Irrécupérable - Tome 1 - Sans Retour
Bande Dessinée / Critique - écrit par Canette Ultra, le 11/06/2010 (Tags : irrecuperable heros comics tome sans retour delcourt
Quand Waid et Krause permettent au plus grand héros de la Terre de transformer cette dernière en champ de ruines, cela donne un album fort sympathique et intelligent. Comment un super-héros peut se lasser d'aider les gens. L'insensibilité physique accroît-elle la sensibilité du coeur ?
Irrécupérable est un album signé Waid et Krause. Les deux hommes ne sont pas des débutants et ils se sont déjà illustrés dans des séries tels que Superman ou Hunter Killer (pour Waid). Le monde des comics est donc connu et archi-connu des deux hommes. Ils connaissent bien les super-héros, leur monde, leurs pouvoirs mais aussi leurs petits secrets. En effet, depuis maintenant près de trente ans, les hommes et les femmes qui défendent notre planète ne sont pas aussi parfaits et lisses que par le passé. Des artistes comme Moore (Watchmen) ou encore Miller (Batman, Daredevil) se sont attachés à nous montrer la face cachée des héros. Plus récemment, Kick Ass nous montrait de façon plus humoristique la noirceur du monde des super-héros. L'image du gentil héros au sourire ultra bright qui sauve les chatons en détresse des vilains habillés en fluo est révolue. Maintenant, les héros sont des dépressifs, des utopistes ou de profonds tordus qui se lancent dans une guerre contre l'injustice de gangs sadiques et surarmés.

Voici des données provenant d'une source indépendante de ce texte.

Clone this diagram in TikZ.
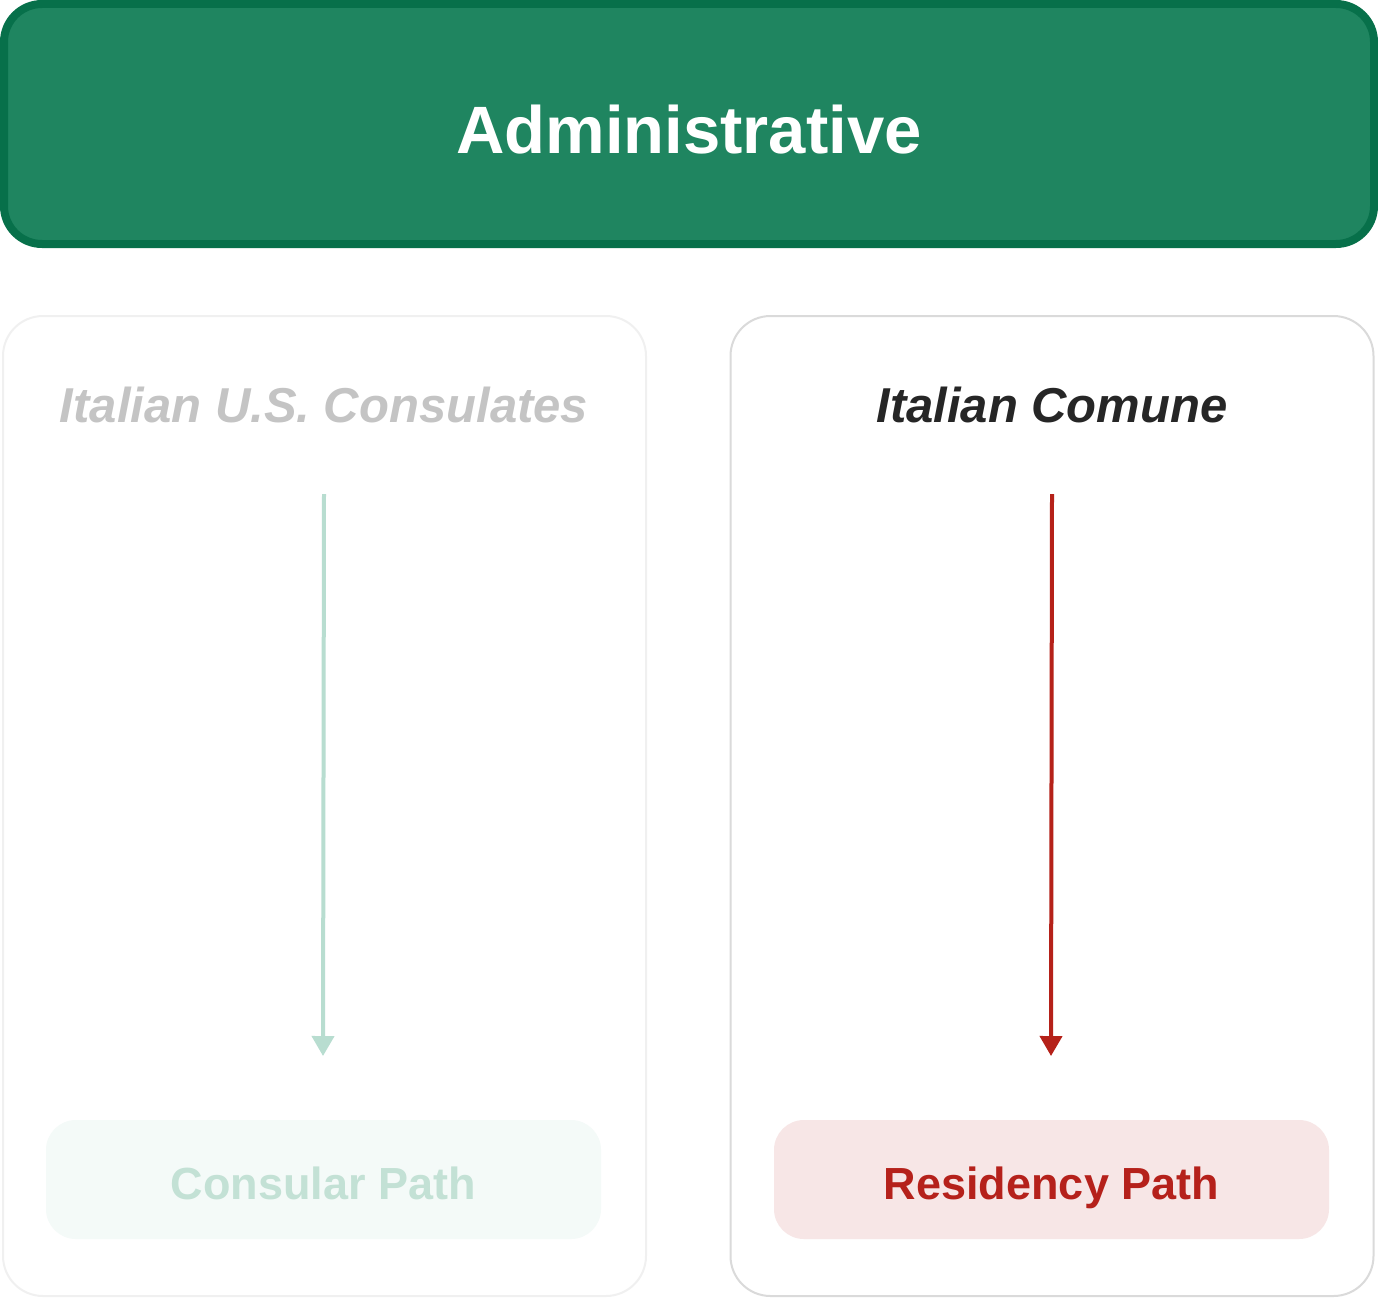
\documentclass[tikz,border=0pt]{standalone}
\usepackage{fontspec}
\setmainfont{Liberation Sans}
\usetikzlibrary{arrows.meta}
\definecolor{bannerfill}{HTML}{1F8560}
\definecolor{bannerline}{HTML}{07704A}
\definecolor{lpanel}{HTML}{F0F0F0}
\definecolor{rpanel}{HTML}{DADADA}
\definecolor{ltitle}{HTML}{C4C4C4}
\definecolor{rtitle}{HTML}{262626}
\definecolor{larrow}{HTML}{B8DDD0}
\definecolor{rarrow}{HTML}{B52119}
\definecolor{lboxfill}{HTML}{F4FAF8}
\definecolor{lboxtext}{HTML}{C3E1D5}
\definecolor{rboxfill}{HTML}{F7E6E6}
\definecolor{rboxtext}{HTML}{B5211B}
\tikzset{
  banner/.style={draw=bannerline, fill=bannerfill, line width=8pt, rounded corners=38pt,
    minimum width=1370pt, minimum height=240pt, inner sep=0pt, text=white,
    text height=58pt, text depth=0pt,
    font=\bfseries\fontsize{67}{80}\selectfont},
  panel/.style={line width=2pt, rounded corners=40pt, fill=white,
    minimum width=643pt, minimum height=980pt, inner sep=0pt},
  paneltitle/.style={font=\bfseries\itshape\fontsize{49}{58}\selectfont, inner sep=0pt,
    text height=35pt, text depth=0pt},
  pathbox/.style={rounded corners=30pt, minimum width=555pt, minimum height=119pt,
    inner sep=0pt, text height=39pt, text depth=0pt,
    font=\bfseries\fontsize{45}{54}\selectfont},
  flow/.style={line width=4pt, -{Triangle[width=22pt,length=20pt]}}
}
\begin{document}
\begin{tikzpicture}[x=1pt,y=-1pt]
\useasboundingbox (0,0) rectangle (1378,1298);
\node[banner] (admin) at (689,124) {Administrative};
\node[panel, draw=lpanel] (lpan) at (324.5,806) {};
\node[panel, draw=rpanel] (rpan) at (1052,806) {};
\node[paneltitle, text=ltitle] (ltit) at (324,405) {Italian U.S. Consulates};
\node[paneltitle, text=rtitle] (rtit) at (1052,405) {Italian Comune};
\node[pathbox, fill=lboxfill, text=lboxtext] (lbox) at (323.5,1179.5) {Consular Path};
\node[pathbox, fill=rboxfill, text=rboxtext] (rbox) at (1051.5,1179.5) {Residency Path};
\coordinate (la) at (324,494);
\coordinate (lb) at (323,1056);
\coordinate (ra) at (1052,494);
\coordinate (rb) at (1051,1056);
\draw[flow, larrow] (la) -- (lb);
\draw[flow, rarrow] (ra) -- (rb);
\end{tikzpicture}
\end{document}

Fallait pas l'énerver ! La réflexion d'Irrécupérable va même au-delà de ces questions. Waid nous pose la question suivante : « et si le plus grand héros de la Terre devenait le mal incarné ? » . Comme si Superman grillait Métropolis ou comme si Batman rayait Gotham City de la carte. Ce genre de thème a parfois été approché dans des What If ou des univers parallèles mais pas jusqu'à ce point. Waid nous propose donc un héros plus tourmenté, qui semble être devenu las des plaintes des humains et qui massacre à tours de bras. Parfois un plan semble apparaître mais la nature profondément sadique de son « héros » reprend vite le dessus. Fou, manipulateur ou bien les deux, on ne sait pas vraiment sur quel pied danser avec le Plutonien. Déçu ou visionnaire, ce premier tome pose des questions intéressantes.
Action, réactions ! De plus, ces réflexions sont portées par des scènes d'action ou des flashbacks grandioses. Krause dessine avec intelligence les protagonistes. Les émotions sont subtiles et les enchaînements bien sentis. Le groupe du Paradigme notamment est charismatique autant qu'intéressant.
Le Frelon est piqué au vif ! Dans ce tome, nous découvrons le Plutonien, un super héros proche de Superman au niveau des pouvoirs. Il est sympa, aimable toujours prêt à aider les gens et ses amis du Paradigme (sorte de Justice League ou de Vengeurs ) le considère comme un parangon de justice et de bien jusqu'au jour où il rase la ville de Sky City et massacre ses anciens alliés. Il atomise le Frelon et sa famille, détruit le bras de Volt venu discuter avec lui ou lobotomise son ancien sidekick. Devant la folie du héros, les survivants du Paradigme s'associent sous les ordres de Qubic (sorte de Mr. Fantastic pour l'intelligence) pour découvrir les raisons derrière ce changement d'attitude mais également les moyens de l'arrêter. Il apparaît au fil du récit que les causes sont profondes. Trahison, déception, lassitude sont autant de pistes et d'indices qui plongeront le groupe dans une course contre la montre pour stopper leur ancien partenaire. On devine que ce dernier a un plan car il pourrait tous les détruire dès leur première rencontre. Mais le Plutonien semble suivre d'autres desseins. Certaines ficelles apparaissent donc mais elles conservent toutefois une part d'ombre comme la relation entre le Plutonien et Bette Noire.
Irrécupérable est donc un album dans la veine des comics les plus sombres sur le super-héroïsme. Violent mais jamais excessif, intelligent mais jamais soporifique, cet album donne envie de connaître la suite. Certains trouveront peut-être le dessin classique mais ce serait passer à côté du second degré et de la subtilité qui se dégage des planches de Krause. Irrécupérable porte haut les couleurs des comics inspirés et habiles. Ce comics a d'ailleurs reçu trois Eisner Awards (les Oscar du comics) dont celui de meilleure nouvelle série.